RECORDS FOR THE EXERCISE:
......

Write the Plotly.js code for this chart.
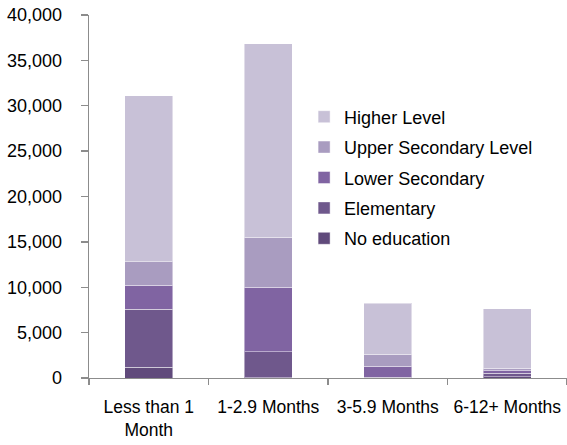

......

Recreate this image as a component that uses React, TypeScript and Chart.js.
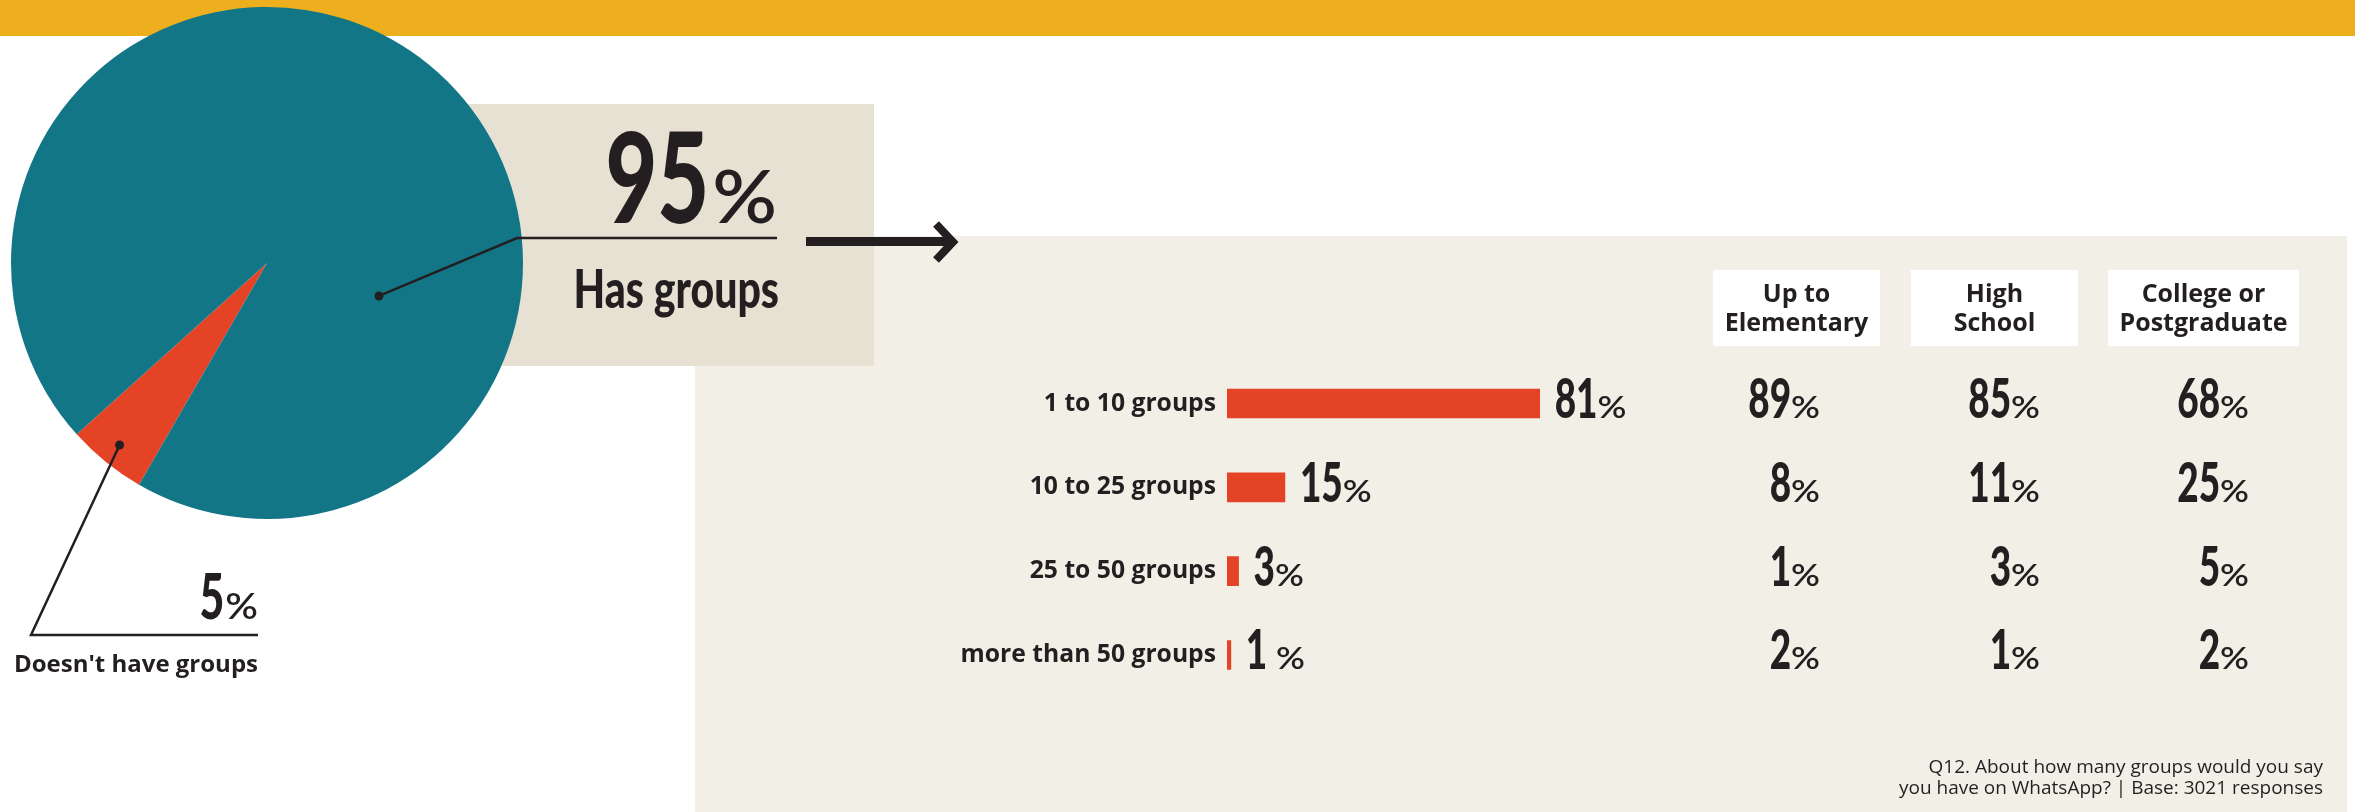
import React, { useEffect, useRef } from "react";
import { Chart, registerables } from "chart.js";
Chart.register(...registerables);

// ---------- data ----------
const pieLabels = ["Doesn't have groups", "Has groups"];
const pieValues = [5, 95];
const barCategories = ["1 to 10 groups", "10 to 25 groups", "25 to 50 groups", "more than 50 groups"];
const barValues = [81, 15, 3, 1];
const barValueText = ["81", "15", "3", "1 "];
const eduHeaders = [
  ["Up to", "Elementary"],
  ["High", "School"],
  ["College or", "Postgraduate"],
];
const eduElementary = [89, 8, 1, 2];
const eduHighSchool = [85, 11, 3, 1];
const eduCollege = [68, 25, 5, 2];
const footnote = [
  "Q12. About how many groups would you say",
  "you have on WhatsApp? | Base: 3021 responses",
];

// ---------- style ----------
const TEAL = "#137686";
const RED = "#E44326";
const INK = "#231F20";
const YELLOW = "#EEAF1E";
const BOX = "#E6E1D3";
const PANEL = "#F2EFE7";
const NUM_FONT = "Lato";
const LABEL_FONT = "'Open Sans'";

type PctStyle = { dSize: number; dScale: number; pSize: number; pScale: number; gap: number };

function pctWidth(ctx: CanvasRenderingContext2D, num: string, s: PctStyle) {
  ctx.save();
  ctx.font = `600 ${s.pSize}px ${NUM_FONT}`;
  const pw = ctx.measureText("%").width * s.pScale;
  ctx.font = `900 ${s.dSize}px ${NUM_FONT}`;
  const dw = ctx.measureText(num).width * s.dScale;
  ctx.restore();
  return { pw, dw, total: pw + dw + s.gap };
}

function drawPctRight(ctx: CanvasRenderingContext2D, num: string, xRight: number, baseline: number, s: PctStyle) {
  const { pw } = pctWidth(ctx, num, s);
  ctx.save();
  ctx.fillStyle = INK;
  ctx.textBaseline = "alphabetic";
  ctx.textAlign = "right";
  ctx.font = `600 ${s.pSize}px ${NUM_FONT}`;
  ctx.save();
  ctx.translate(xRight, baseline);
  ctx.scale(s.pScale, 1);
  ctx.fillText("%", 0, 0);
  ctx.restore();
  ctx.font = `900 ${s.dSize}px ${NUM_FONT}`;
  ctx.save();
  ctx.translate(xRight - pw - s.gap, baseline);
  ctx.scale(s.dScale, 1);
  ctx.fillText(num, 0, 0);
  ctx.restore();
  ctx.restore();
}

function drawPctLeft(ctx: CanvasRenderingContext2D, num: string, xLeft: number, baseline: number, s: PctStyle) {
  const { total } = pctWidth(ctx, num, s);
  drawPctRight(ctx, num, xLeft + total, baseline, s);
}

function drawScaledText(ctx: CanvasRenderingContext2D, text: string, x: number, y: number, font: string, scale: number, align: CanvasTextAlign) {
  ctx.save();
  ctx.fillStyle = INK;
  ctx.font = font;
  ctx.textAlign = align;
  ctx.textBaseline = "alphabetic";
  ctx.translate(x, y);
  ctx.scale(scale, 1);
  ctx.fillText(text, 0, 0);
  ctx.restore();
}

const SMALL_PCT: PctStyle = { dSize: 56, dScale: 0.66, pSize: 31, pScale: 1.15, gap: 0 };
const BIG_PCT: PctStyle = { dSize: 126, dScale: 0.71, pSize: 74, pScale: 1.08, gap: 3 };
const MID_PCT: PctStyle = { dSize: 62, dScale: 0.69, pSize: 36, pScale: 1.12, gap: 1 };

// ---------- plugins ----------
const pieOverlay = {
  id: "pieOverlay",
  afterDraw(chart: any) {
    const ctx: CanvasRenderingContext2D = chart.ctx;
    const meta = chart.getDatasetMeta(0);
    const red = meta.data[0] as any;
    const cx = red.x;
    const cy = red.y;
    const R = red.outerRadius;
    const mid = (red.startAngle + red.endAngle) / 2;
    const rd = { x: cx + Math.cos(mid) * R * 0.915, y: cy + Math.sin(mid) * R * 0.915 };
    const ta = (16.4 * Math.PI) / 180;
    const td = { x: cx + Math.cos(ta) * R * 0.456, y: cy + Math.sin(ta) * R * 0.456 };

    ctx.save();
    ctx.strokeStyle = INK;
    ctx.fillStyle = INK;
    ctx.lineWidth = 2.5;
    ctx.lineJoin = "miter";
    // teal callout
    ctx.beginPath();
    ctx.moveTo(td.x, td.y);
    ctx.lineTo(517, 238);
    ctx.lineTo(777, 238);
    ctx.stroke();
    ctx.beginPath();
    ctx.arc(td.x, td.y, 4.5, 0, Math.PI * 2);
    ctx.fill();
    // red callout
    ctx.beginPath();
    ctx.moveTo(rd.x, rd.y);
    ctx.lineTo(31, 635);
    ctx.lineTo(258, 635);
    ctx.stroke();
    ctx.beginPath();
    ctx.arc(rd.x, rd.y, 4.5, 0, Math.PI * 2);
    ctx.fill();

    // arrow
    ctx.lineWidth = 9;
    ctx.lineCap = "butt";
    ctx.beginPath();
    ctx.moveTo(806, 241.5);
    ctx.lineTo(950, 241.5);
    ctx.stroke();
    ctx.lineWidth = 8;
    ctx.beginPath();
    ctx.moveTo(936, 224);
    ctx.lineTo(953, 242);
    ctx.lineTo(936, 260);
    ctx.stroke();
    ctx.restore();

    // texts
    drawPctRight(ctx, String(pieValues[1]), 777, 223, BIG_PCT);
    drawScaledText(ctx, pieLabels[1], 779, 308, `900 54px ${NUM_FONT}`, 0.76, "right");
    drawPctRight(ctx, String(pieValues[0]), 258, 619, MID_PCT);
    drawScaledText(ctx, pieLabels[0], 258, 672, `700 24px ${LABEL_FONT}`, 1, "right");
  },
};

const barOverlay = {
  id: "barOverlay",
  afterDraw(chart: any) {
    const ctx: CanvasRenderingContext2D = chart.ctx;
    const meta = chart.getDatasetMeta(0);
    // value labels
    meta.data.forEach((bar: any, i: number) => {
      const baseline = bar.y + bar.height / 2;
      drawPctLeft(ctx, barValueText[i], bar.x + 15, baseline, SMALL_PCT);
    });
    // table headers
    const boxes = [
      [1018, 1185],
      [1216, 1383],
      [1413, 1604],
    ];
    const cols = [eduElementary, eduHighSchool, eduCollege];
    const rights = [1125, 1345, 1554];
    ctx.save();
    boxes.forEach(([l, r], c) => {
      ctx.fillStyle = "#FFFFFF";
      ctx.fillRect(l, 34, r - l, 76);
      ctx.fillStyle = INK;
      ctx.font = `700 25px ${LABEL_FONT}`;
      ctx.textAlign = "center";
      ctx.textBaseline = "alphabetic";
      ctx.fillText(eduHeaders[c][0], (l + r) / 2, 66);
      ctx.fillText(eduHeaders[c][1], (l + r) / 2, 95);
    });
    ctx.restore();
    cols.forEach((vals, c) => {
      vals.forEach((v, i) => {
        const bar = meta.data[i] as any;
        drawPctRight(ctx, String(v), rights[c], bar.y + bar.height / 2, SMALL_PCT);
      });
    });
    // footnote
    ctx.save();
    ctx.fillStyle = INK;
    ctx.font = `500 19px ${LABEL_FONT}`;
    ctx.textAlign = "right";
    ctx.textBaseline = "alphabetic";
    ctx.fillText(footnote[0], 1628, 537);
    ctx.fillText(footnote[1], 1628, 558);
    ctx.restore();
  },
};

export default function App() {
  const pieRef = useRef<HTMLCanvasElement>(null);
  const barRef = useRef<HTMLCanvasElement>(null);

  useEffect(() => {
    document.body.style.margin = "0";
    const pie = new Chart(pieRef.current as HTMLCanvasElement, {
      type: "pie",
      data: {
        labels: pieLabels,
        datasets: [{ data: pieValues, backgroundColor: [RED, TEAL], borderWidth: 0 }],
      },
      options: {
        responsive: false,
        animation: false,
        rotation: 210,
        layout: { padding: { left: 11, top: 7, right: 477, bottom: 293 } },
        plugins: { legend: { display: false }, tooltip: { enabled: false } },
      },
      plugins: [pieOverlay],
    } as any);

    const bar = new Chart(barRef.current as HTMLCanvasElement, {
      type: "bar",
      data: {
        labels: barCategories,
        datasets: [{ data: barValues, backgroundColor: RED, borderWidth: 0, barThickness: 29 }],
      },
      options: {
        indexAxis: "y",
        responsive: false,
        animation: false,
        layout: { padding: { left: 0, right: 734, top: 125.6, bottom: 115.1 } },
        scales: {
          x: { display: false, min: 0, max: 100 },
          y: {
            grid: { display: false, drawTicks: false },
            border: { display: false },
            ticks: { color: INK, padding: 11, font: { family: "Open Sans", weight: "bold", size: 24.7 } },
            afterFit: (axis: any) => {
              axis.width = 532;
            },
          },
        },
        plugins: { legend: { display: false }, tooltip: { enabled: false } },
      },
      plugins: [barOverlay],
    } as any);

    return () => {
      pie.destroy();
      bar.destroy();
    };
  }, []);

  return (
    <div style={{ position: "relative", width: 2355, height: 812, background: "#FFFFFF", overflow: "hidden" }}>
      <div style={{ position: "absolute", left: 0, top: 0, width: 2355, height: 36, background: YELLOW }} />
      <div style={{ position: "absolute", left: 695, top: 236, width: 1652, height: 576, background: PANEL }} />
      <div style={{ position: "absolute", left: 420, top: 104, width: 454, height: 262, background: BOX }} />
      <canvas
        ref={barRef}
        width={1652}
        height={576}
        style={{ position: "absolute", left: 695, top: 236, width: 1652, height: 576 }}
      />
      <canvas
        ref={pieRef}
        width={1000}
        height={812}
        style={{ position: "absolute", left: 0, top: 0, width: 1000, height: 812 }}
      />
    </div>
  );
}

......

TASK INSTRUCTIONS:
Leave out the pictures and quote exactly the lines from the one where "Recreate this image" appears to the one where "number; dScale: number;" appears, both ends counted.

THE SOLUTION:
Recreate this image as a component that uses React, TypeScript and Chart.js.
import React, { useEffect, useRef } from "react";
import { Chart, registerables } from "chart.js";
Chart.register(...registerables);

// ---------- data ----------
const pieLabels = ["Doesn't have groups", "Has groups"];
const pieValues = [5, 95];
const barCategories = ["1 to 10 groups", "10 to 25 groups", "25 to 50 groups", "more than 50 groups"];
const barValues = [81, 15, 3, 1];
const barValueText = ["81", "15", "3", "1 "];
const eduHeaders = [
  ["Up to", "Elementary"],
  ["High", "School"],
  ["College or", "Postgraduate"],
];
const eduElementary = [89, 8, 1, 2];
const eduHighSchool = [85, 11, 3, 1];
const eduCollege = [68, 25, 5, 2];
const footnote = [
  "Q12. About how many groups would you say",
  "you have on WhatsApp? | Base: 3021 responses",
];

// ---------- style ----------
const TEAL = "#137686";
const RED = "#E44326";
const INK = "#231F20";
const YELLOW = "#EEAF1E";
const BOX = "#E6E1D3";
const PANEL = "#F2EFE7";
const NUM_FONT = "Lato";
const LABEL_FONT = "'Open Sans'";

type PctStyle = { dSize: number; dScale: number; pSize: number; pScale: number; gap: number };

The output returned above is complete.